JFL – Temos continuado a divulgar o nosso trabalho através do Facebook e do Youtube com ensaios e actuações.

CL – Quais os principais eventos em que contam actuar durante o presente ano? Já receberam contactos/convites nesse sentido?

JFL – Sim. Já recebemos convites, nomeadamente para o Castelo de Tavira. E também já temos em vista algumas feiras medievais.

CL – Como tem reagido o público às actuações do grupo? O Período Medieval suscita muita curiosidade? Durante as actuações é feito algum enquadramento histórico?

JFL – O grupo tem registado muita aceitação e curiosidade por parte do público, pois tentamos no final de cada actuação interagir com os espectadores. No início dos espectáculos, fazemos sempre um enquadramento histórico.

CL – Estão a desenvolver algum programa especial junto das escolas do concelho de Cascais, ou de outras localidades do País?

JFL – Temos de momento um projecto para apresentar à CMC e à JFCE, juntamente com outros projectos futuros que estamos a preparar.

BREVE CURRÍCULO

José Fernando Lousada é fundador e ensaiador do Grupo de Canto e Dança de Oeiras integrado no Centro de Cultura e Desporto 477, uma associação sem fins lucrativos criada em 1961 por um grupo de funcionários da Câmara Municipal de Oeiras e dos Serviços Intermunicipalizados de Água e Saneamento (SIMAS) locais. É também coreógrafo e ensaiador de marchas populares, nomeadamente em Oeiras, Carcavelos e Tires.

Durante muitos anos, Fernando Lousada desempenhou também funções como instrutor de defesa pessoal e professor de Artes Marciais. Um dia, foi desafiado a experimentar outro tipo de passos numa modalidade diferente: Danças de Salão. Esta nova actividade depressa o conquistou, acabando por desenvolver um gosto especial que lhe permitiu entrar em competições de dança desportiva e ganhar vários prémios.

Ainda neste domínio das Danças de Salão, aproveitou um espaço de que dispunha em Cascais para dar aulas de dança a um grupo de amigos, que depois faziam exibições em várias instituições. Foi assim que foi criado, em 2015, o grupo ‘Pé de Dança’, que volvidos quatro anos deu origem à Associação ‘Viajar na Dança – Cascais’, da qual José Fernando Lousada é presidente, coreógrafo e ensaiador.

GRUPO DE CANTO E DANÇA

O Grupo de Canto Dança (GCD) do Centro de Cultura e Desporto (CCD) da Câmara Municipal de Oeiras (CMO) e dos Serviços Intermunicipalizados de Água e Saneamento (SIMAS) locais foi fundado por José Fernando Lousada em 19 de Dezembro de 1992, preparando-se para assinalar no final deste ano três décadas de existência. Ensaiado pelo seu fundador, o grupo tem como objectivo divulgar um pouco da cultura musical de todas as regiões do País.

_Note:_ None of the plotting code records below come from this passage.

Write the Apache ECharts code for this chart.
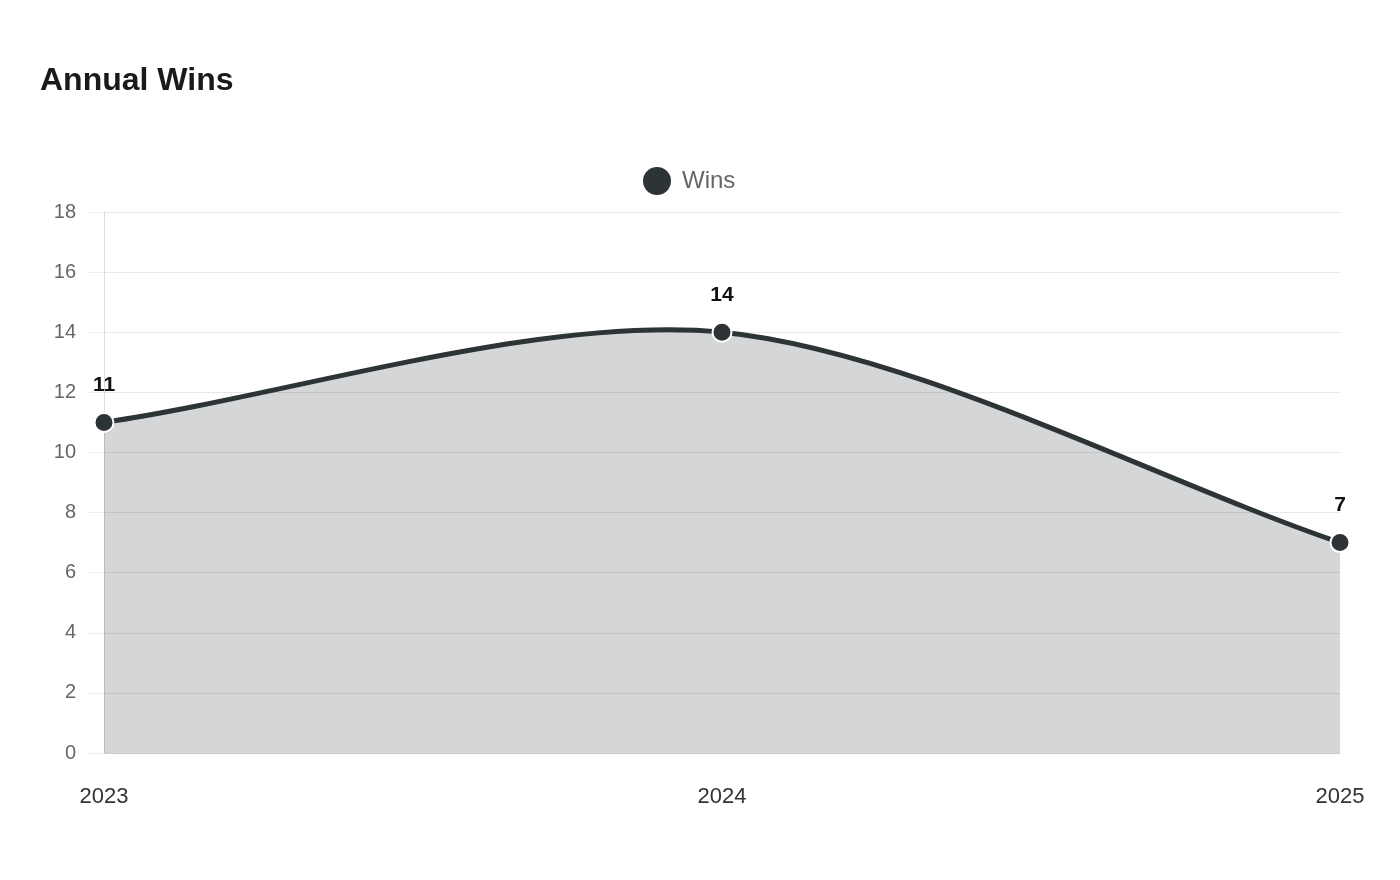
<!DOCTYPE html>
<html>
<head>
<meta charset="utf-8">
<script src="https://cdn.jsdelivr.net/npm/echarts@6/dist/echarts.min.js"></script>
<style>
html,body{margin:0;padding:0;background:#fff;}
#c{width:1400px;height:880px;}
</style>
</head>
<body>
<div id="c"></div>
<script>
var years = ['2023', '2024', '2025'];
var wins = [11, 14, 7];
var yTicks = { min: 0, max: 18, interval: 2 };

var LINE = '#2d3436';
var FONT = 'Liberation Sans, Arial, sans-serif';
var TENSION = 0.3;

function splinePaths(pts, baseY) {
  var n = pts.length;
  var cps = [];
  for (var i = 0; i < n; i++) {
    var prev = pts[i - 1] || pts[i];
    var cur = pts[i];
    var next = pts[i + 1] || pts[i];
    var d01 = Math.hypot(cur[0] - prev[0], cur[1] - prev[1]);
    var d12 = Math.hypot(next[0] - cur[0], next[1] - cur[1]);
    var s01 = d01 / (d01 + d12 || 1);
    var s12 = d12 / (d01 + d12 || 1);
    var fa = TENSION * s01, fb = TENSION * s12;
    cps.push({
      p: [cur[0] - fa * (next[0] - prev[0]), cur[1] - fa * (next[1] - prev[1])],
      n: [cur[0] + fb * (next[0] - prev[0]), cur[1] + fb * (next[1] - prev[1])]
    });
  }
  var d = 'M' + pts[0][0] + ',' + pts[0][1];
  for (var j = 1; j < n; j++) {
    d += ' C' + cps[j - 1].n[0] + ',' + cps[j - 1].n[1] + ' ' + cps[j].p[0] + ',' + cps[j].p[1] + ' ' + pts[j][0] + ',' + pts[j][1];
  }
  var area = d + ' L' + pts[n - 1][0] + ',' + baseY + ' L' + pts[0][0] + ',' + baseY + ' Z';
  return { line: d, area: area };
}

var chart = echarts.init(document.getElementById('c'));
chart.setOption({
  backgroundColor: '#fff',
  animation: false,
  title: {
    text: 'Annual Wins',
    left: 35,
    top: 60,
    textStyle: { fontFamily: FONT, fontSize: 32, fontWeight: 'bold', color: '#1a1a1a' }
  },
  legend: {
    top: 160,
    left: 636,
    itemWidth: 30,
    itemHeight: 30,
    icon: 'circle',
    textStyle: { fontFamily: FONT, fontSize: 24, color: '#666', padding: [0, 0, 0, 5] },
    data: ['Wins']
  },
  grid: { left: 104, right: 60, top: 212, bottom: 127, containLabel: false },
  xAxis: {
    type: 'category',
    data: years,
    boundaryGap: false,
    axisLine: { show: true, lineStyle: { color: '#ccc', width: 1 } },
    axisTick: { show: false },
    axisLabel: { margin: 33, fontSize: 22, color: '#333', fontFamily: FONT },
    splitLine: { show: false }
  },
  yAxis: {
    type: 'value',
    min: yTicks.min,
    max: yTicks.max,
    interval: yTicks.interval,
    axisLine: { show: true, lineStyle: { color: '#ddd', width: 1 } },
    axisTick: { show: true, length: 16, lineStyle: { color: '#eee' } },
    axisLabel: { margin: 28, fontSize: 20, color: '#666', fontFamily: FONT },
    splitLine: { show: true, lineStyle: { color: '#e8e8e8', width: 1 } }
  },
  series: [{
    name: 'WinsCurve',
    type: 'custom',
    coordinateSystem: 'cartesian2d',
    silent: true,
    z: 1,
    encode: { x: 0, y: 1 },
    data: wins.map(function (v, i) { return [i, v]; }),
    renderItem: function (params, api) {
      if (params.dataIndex !== 0) return null;
      var pts = wins.map(function (v, i) { return api.coord([i, v]); });
      var baseY = api.coord([0, yTicks.min])[1];
      var p = splinePaths(pts, baseY);
      return {
        type: 'group',
        children: [
          { type: 'path', shape: { pathData: p.area }, style: { fill: 'rgba(45,52,54,0.2)', stroke: null } },
          { type: 'path', shape: { pathData: p.line }, style: { fill: null, stroke: LINE, lineWidth: 5, lineJoin: 'round', lineCap: 'round' } }
        ]
      };
    }
  }, {
    name: 'Wins',
    type: 'line',
    data: wins,
    z: 3,
    color: LINE,
    lineStyle: { width: 0, opacity: 0 },
    symbol: 'circle',
    symbolSize: 19,
    itemStyle: { color: LINE, borderColor: '#fff', borderWidth: 2 },
    label: {
      show: true,
      position: 'top',
      distance: 16,
      fontSize: 21,
      fontWeight: 'bold',
      color: '#111',
      fontFamily: FONT
    }
  }]
});
</script>
</body>
</html>
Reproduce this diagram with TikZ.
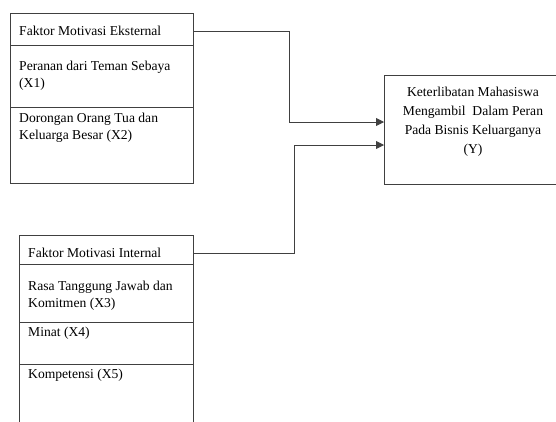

Registando ao longo dos anos algumas oscilações na sua composição, o GCD conta actualmente com 25/30 elementos, entre dançarinos e músicos. Mantém uma actividade constante desde a sua estreia, com actuações de Norte a Sul do País, incluindo os Açores e a Madeira, além de deslocações ao Norte de Espanha e ao Brasil.

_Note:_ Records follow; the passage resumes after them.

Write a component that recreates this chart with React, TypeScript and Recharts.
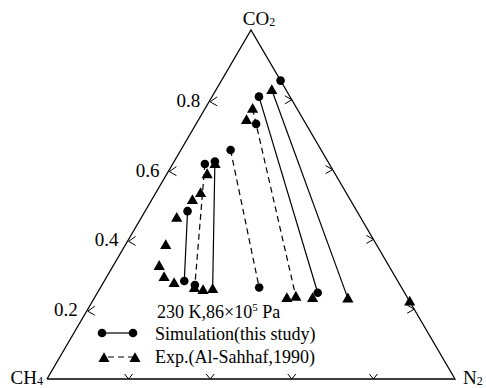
import { ScatterChart, Scatter, XAxis, YAxis } from "recharts";

// Mole fractions (CO2, N2); CH4 is the remainder.
const simCO2 = [0.855, 0.809, 0.731, 0.656, 0.623, 0.616, 0.481, 0.281, 0.269, 0.262, 0.247];
const simN2 = [0.145, 0.115, 0.147, 0.122, 0.100, 0.079, 0.104, 0.196, 0.228, 0.389, 0.540];

const expCO2 = [0.828, 0.774, 0.742, 0.616, 0.587, 0.533, 0.513, 0.462, 0.384, 0.324, 0.292, 0.275, 0.261, 0.255, 0.258, 0.232, 0.236, 0.232, 0.231, 0.222];
const expN2 = [0.137, 0.117, 0.118, 0.104, 0.099, 0.110, 0.100, 0.087, 0.099, 0.113, 0.141, 0.174, 0.231, 0.255, 0.277, 0.472, 0.492, 0.535, 0.622, 0.778];

// tie lines between phases: s = simulation point, e = experimental point
const tieLines = [
  { a: "s1", b: "s10", dashed: false },
  { a: "e0", b: "e18", dashed: false },
  { a: "s4", b: "e14", dashed: false },
  { a: "s6", b: "s7", dashed: false },
  { a: "e1", b: "e16", dashed: true },
  { a: "s3", b: "s9", dashed: true },
  { a: "s5", b: "s8", dashed: true },
];

const tickValues = [0.2, 0.4, 0.6, 0.8];
const tickLabels = ["0.2", "0.4", "0.6", "0.8"];

const FONT = "'Liberation Serif', 'Times New Roman', serif";

// ternary -> cartesian: CH4 bottom-left, N2 bottom-right, CO2 on top
const toXY = (co2: number, n2: number) => ({ x: n2 + co2 / 2, y: co2 });

const pointOf = (id: string) => {
  const i = Number(id.slice(1));
  return id[0] === "s" ? toXY(simCO2[i], simN2[i]) : toXY(expCO2[i], expN2[i]);
};

const simData = simCO2.map((c, i) => toXY(c, simN2[i]));
const expData = expCO2.map((c, i) => toXY(c, expN2[i]));
const frame = [toXY(0, 0), toXY(0, 1), toXY(1, 0), toXY(0, 0)];

const leftTicks = tickValues.map((v, i) => ({ ...toXY(v, 0), side: "left", label: tickLabels[i] }));
const rightTicks = tickValues.map((v) => ({ ...toXY(v, 1 - v), side: "right" }));
const bottomTicks = tickValues.map((v) => ({ ...toXY(0, v), side: "bottom" }));
const ticks = [...leftTicks, ...rightTicks, ...bottomTicks];

const corners = [
  { ...toXY(1, 0), name: "CO", sub: "2", pos: "top" },
  { ...toXY(0, 0), name: "CH", sub: "4", pos: "left" },
  { ...toXY(0, 1), name: "N", sub: "2", pos: "right" },
];

const Nothing = () => <g />;

const Dot = (p: any) => <circle cx={p.cx} cy={p.cy} r={4.3} fill="#000" />;

const Tri = (p: any) => (
  <path d={`M${p.cx},${p.cy - 5.8}L${p.cx + 5.6},${p.cy + 4}L${p.cx - 5.6},${p.cy + 4}Z`} fill="#000" />
);

const Chevron = (p: any) => {
  const { cx, cy } = p;
  const side = p.payload?.side ?? p.side;
  let d = "";
  if (side === "left") d = `M${cx + 7},${cy - 3}L${cx},${cy + 2}L${cx + 7},${cy + 6}`;
  else if (side === "right") d = `M${cx - 7},${cy - 4}L${cx},${cy}L${cx - 7},${cy + 4}`;
  else d = `M${cx - 4},${cy - 5}L${cx},${cy}L${cx + 4},${cy - 5}`;
  const label = p.payload?.label ?? p.label;
  return (
    <g>
      <path d={d} fill="none" stroke="#000" strokeWidth={1} />
      {label ? (
        <text x={cx - 10} y={cy + 7} textAnchor="end" fontFamily={FONT} fontSize={19} fill="#000">
          {label}
        </text>
      ) : null}
    </g>
  );
};

const CornerLabel = (p: any) => {
  const { cx, cy } = p;
  const d = p.payload ?? p;
  let x = cx;
  let y = cy;
  let anchor = "middle";
  if (d.pos === "top") {
    x = cx + 8;
    y = cy - 5;
  } else if (d.pos === "left") {
    x = cx - 4;
    y = cy + 5;
    anchor = "end";
  } else {
    x = cx + 8;
    y = cy + 5;
    anchor = "start";
  }
  return (
    <text x={x} y={y} textAnchor={anchor} fontFamily={FONT} fontSize={19} fill="#000">
      {d.name}
      <tspan fontSize={12} dy={1}>
        {d.sub}
      </tspan>
    </text>
  );
};

function Legend() {
  return (
    <svg width={486} height={388} style={{ position: "absolute", left: 0, top: 0, pointerEvents: "none" }}>
      <g fontFamily={FONT} fontSize={18} fill="#000">
        <text x={157} y={318}>
          230 K,86×10
          <tspan fontSize={11} dy={-7}>
            5
          </tspan>
          <tspan dy={7}> Pa</tspan>
        </text>
        <line x1={102} y1={333} x2={133} y2={333} stroke="#000" strokeWidth={1.2} />
        <circle cx={102} cy={333} r={4.3} />
        <circle cx={133} cy={333} r={4.3} />
        <text x={155} y={340}>Simulation(this study)</text>
        <line x1={104} y1={357} x2={135} y2={357} stroke="#000" strokeWidth={1.2} strokeDasharray="6 4" strokeDashoffset={-4} />
        <path d="M104,352.2L109.6,362L98.4,362Z" />
        <path d="M135,352.2L140.6,362L129.4,362Z" />
        <text x={155} y={363}>Exp.(Al-Sahhaf,1990)</text>
      </g>
    </svg>
  );
}

export default function App() {
  return (
    <div style={{ position: "absolute", left: 0, top: 0, width: 486, height: 388, background: "#fff" }}>
      <ScatterChart width={486} height={388} margin={{ top: 30, right: 31, bottom: 9, left: 47 }}>
        <XAxis type="number" dataKey="x" domain={[0, 1]} hide />
        <YAxis type="number" dataKey="y" domain={[0, 1]} hide />
        <Scatter
          data={frame}
          line={{ stroke: "#000", strokeWidth: 1.3 }}
          shape={Nothing}
          isAnimationActive={false}
        />
        <Scatter data={ticks} shape={Chevron} isAnimationActive={false} />
        <Scatter data={corners} shape={CornerLabel} isAnimationActive={false} />
        {tieLines.map((t, i) => (
          <Scatter
            key={i}
            data={[pointOf(t.a), pointOf(t.b)]}
            line={{ stroke: "#000", strokeWidth: 1.2, strokeDasharray: t.dashed ? "6 4" : undefined }}
            shape={Nothing}
            isAnimationActive={false}
          />
        ))}
        <Scatter data={simData} shape={Dot} isAnimationActive={false} />
        <Scatter data={expData} shape={Tri} isAnimationActive={false} />
      </ScatterChart>
      <Legend />
    </div>
  );
}
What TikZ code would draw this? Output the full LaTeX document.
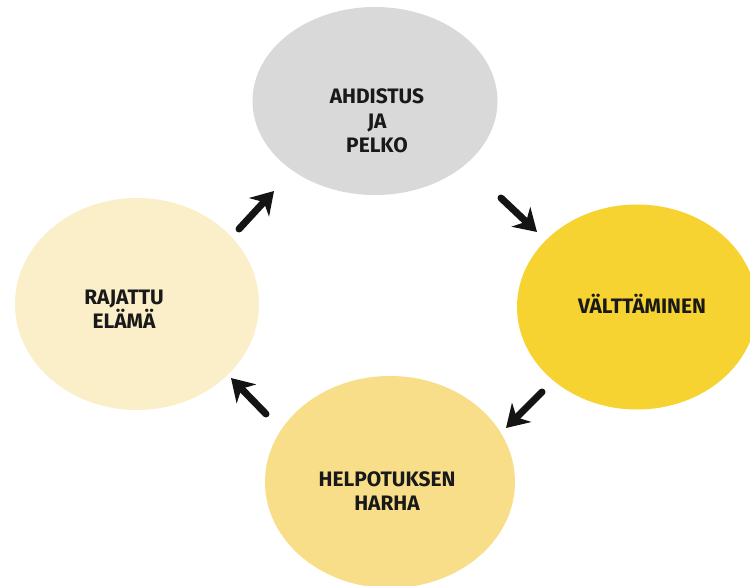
\documentclass[tikz,border=0pt]{standalone}
\usepackage{fontspec}
\setmainfont{Fira Sans}
\usetikzlibrary{arrows.meta,shapes.geometric}
\definecolor{fearGray}{HTML}{D9D9D9}
\definecolor{avoidYellow}{HTML}{F6D330}
\definecolor{reliefYellow}{HTML}{F8DE88}
\definecolor{limitCream}{HTML}{FBEFC9}
\tikzset{
  stage/.style={ellipse, inner sep=0pt, draw=none},
  stagetext/.style={font=\bfseries\fontsize{21}{24.5}\selectfont, align=center, text=black!90},
  cyclearrow/.style={line width=7bp, line cap=round, black!92,
    -{Stealth[length=22bp,width=27bp,inset=7bp]}}
}
\begin{document}
\begin{tikzpicture}[x=1bp,y=-1bp]
\useasboundingbox (0,0) rectangle (750,586);
\clip (0,0) rectangle (750,586);
\fill[white] (0,0) rectangle (750,586);
% the four stages of the cycle
\node[stage, fill=fearGray, minimum width=245bp, minimum height=188bp] (fear) at (375,101) {};
\node[stage, fill=avoidYellow, minimum width=240bp, minimum height=205bp] (avoid) at (637,307) {};
\node[stage, fill=reliefYellow, minimum width=250bp, minimum height=212bp] (relief) at (390,482) {};
\node[stage, fill=limitCream, minimum width=244bp, minimum height=212bp] (limit) at (137,304) {};
% labels
\node[stagetext] (feartext) at (377,121) {AHDISTUS\\JA\\PELKO};
\node[stagetext] (avoidtext) at (642,304) {VÄLTTÄMINEN};
\node[stagetext] (relieftext) at (387,491) {HELPOTUKSEN\\HARHA};
\node[stagetext] (limittext) at (124,309) {RAJATTU\\ELÄMÄ};
% arrow ends between neighbouring stages
\coordinate (a1s) at (239,229); \coordinate (a1e) at (274,191);
\coordinate (a2s) at (501,198); \coordinate (a2e) at (537,232);
\coordinate (a3s) at (542,392); \coordinate (a3e) at (506,428);
\coordinate (a4s) at (266,414); \coordinate (a4e) at (231,378);
\draw[cyclearrow] (a1s) -- (a1e);
\draw[cyclearrow] (a2s) -- (a2e);
\draw[cyclearrow] (a3s) -- (a3e);
\draw[cyclearrow] (a4s) -- (a4e);
\end{tikzpicture}
\end{document}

Desde a sua fundação, o grupo tem vindo a colaborar nas mais diversas iniciativas promovidas por municípios, colectividades e associações de beneficência, entre outras instituições, divulgando através dos seus espectáculos a diversidade musical de todas as regiões do continente e ilhas.

Habitualmente, um grupo folclórico dedica-se exclusivamente à música da região em que está inserido. No caso do GCD, não sendo um grupo folclórico de raiz, interpreta, não só músicas de cariz popular, mas também temas clássicos da Música Ligeira Portuguesa recriados com coreografias originais de José Fernando Lousada.